## Given exercise
Reply with one number: how many lines contain the word "chart".

## Data segment
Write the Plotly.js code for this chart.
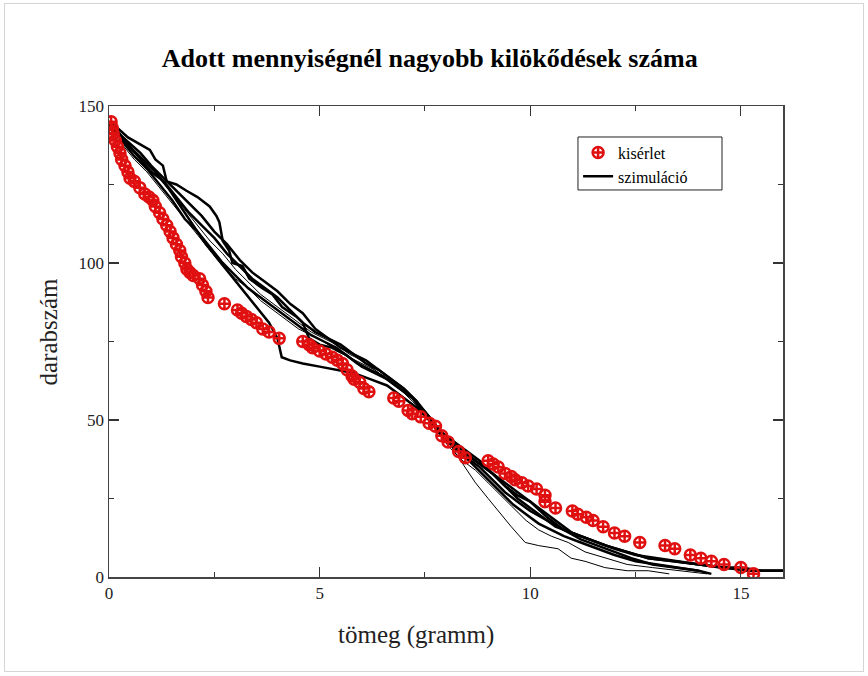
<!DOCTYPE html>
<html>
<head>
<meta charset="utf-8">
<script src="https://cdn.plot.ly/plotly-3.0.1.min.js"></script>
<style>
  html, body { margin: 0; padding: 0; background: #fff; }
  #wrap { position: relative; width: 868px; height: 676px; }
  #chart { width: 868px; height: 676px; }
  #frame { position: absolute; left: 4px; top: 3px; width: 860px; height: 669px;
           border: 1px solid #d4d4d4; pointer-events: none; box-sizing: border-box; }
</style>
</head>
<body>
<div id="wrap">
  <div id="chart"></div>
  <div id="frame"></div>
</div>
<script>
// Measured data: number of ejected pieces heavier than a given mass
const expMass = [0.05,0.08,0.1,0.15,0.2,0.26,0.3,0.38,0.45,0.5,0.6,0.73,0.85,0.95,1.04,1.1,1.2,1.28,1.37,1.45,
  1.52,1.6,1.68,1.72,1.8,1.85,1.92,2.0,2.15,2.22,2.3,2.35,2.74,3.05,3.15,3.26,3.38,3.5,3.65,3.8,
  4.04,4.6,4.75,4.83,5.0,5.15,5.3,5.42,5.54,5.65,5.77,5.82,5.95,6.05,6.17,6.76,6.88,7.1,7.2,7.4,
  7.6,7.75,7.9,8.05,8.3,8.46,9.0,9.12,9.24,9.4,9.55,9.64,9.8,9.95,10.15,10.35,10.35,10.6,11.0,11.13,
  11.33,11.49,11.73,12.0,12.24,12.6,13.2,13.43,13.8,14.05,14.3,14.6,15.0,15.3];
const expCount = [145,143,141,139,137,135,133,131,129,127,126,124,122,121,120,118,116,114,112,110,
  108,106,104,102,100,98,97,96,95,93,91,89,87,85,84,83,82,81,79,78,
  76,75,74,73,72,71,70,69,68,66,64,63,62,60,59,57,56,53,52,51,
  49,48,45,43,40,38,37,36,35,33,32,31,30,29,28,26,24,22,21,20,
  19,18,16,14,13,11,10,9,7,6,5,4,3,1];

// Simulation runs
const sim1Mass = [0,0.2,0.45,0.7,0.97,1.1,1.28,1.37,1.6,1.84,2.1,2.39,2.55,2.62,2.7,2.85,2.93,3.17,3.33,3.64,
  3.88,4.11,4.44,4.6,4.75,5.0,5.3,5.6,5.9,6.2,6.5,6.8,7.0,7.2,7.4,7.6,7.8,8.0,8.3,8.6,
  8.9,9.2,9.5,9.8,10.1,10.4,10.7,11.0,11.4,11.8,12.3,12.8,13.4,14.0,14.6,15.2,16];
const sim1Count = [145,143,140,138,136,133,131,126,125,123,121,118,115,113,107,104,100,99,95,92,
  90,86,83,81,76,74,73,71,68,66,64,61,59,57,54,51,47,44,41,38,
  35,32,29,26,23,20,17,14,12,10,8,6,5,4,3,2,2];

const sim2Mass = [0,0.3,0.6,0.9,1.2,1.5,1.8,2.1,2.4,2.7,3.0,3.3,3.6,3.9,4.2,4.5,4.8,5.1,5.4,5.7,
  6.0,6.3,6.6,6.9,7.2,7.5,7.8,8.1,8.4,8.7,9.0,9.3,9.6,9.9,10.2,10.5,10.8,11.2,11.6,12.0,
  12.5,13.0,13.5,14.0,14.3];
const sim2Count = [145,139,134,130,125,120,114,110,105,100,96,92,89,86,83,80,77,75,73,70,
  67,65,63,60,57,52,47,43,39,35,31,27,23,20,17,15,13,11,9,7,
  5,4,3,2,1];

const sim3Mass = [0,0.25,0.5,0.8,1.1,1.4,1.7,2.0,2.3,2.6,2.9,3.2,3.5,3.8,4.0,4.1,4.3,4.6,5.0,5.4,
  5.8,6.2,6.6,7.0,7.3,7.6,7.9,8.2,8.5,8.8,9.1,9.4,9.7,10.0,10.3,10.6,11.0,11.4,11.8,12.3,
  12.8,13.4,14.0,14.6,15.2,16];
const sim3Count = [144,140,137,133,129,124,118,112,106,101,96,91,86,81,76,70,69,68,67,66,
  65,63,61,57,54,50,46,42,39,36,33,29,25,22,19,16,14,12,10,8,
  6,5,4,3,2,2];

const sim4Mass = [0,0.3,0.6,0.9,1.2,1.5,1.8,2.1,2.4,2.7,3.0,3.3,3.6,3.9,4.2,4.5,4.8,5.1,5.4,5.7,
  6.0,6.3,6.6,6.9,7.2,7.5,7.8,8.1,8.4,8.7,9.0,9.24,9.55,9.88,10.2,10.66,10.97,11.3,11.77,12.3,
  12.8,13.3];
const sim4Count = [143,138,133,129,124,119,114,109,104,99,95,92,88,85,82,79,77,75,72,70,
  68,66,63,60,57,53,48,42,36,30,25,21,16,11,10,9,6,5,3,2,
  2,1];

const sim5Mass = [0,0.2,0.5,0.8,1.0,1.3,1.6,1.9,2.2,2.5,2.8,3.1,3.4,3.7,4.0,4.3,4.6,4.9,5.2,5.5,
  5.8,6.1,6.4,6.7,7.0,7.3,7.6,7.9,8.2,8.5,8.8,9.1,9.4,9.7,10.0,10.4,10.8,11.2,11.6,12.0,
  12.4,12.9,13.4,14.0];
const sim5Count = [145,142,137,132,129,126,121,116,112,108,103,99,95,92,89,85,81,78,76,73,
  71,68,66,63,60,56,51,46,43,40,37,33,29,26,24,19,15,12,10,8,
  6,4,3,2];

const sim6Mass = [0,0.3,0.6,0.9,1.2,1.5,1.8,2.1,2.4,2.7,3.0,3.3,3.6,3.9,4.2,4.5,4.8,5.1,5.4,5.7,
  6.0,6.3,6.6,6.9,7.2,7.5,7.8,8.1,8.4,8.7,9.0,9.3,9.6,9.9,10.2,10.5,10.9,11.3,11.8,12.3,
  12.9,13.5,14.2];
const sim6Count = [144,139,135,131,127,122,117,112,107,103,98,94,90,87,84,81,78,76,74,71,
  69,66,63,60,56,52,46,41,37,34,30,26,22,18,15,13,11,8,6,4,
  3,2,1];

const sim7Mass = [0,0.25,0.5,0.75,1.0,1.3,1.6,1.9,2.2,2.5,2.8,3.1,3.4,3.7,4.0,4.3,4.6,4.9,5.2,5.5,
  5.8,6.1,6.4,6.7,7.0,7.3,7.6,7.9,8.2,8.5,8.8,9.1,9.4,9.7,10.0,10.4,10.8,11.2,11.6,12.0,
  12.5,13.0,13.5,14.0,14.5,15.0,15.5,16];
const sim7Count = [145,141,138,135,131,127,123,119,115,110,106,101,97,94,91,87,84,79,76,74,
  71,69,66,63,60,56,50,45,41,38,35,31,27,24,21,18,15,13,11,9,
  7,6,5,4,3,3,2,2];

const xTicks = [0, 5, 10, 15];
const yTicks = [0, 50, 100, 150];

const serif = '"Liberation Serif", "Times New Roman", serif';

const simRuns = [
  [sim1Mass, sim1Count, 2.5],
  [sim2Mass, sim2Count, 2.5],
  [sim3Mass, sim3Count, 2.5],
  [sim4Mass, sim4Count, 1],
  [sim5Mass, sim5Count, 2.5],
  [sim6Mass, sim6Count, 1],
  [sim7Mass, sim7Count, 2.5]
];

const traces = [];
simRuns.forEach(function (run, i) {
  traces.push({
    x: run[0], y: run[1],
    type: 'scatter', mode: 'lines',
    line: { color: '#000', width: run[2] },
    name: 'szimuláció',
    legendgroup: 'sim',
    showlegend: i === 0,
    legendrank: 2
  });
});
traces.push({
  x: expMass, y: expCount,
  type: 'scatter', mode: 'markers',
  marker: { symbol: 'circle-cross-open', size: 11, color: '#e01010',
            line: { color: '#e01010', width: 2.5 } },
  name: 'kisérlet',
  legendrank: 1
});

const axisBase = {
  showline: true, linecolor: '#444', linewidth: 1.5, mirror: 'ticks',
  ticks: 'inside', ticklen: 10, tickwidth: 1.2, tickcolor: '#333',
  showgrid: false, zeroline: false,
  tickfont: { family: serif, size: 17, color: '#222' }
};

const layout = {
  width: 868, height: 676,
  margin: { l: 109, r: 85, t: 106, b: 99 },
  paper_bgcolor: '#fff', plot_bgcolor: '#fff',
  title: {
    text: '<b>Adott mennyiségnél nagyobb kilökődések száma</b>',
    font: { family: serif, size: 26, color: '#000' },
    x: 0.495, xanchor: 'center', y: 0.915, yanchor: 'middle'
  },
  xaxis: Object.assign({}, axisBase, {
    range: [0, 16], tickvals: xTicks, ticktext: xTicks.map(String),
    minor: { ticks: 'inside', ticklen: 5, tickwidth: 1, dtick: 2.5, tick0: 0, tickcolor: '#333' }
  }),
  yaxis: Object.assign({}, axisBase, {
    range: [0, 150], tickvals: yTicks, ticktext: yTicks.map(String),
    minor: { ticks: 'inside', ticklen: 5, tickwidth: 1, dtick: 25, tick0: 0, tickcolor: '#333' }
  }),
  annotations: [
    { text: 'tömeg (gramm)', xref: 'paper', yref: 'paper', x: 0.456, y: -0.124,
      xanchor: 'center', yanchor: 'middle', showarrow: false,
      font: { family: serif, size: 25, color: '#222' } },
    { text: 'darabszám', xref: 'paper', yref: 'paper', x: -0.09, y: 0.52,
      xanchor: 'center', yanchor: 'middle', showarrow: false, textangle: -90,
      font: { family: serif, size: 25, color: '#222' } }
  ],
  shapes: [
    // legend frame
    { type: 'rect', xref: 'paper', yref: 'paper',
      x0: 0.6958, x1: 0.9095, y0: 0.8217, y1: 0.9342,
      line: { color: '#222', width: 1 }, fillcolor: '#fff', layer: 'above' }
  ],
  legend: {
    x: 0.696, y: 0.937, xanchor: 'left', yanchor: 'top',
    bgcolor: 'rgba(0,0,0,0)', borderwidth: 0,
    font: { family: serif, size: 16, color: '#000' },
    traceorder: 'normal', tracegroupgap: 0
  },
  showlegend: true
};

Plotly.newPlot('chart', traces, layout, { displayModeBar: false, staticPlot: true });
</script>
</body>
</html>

## Result for this task
4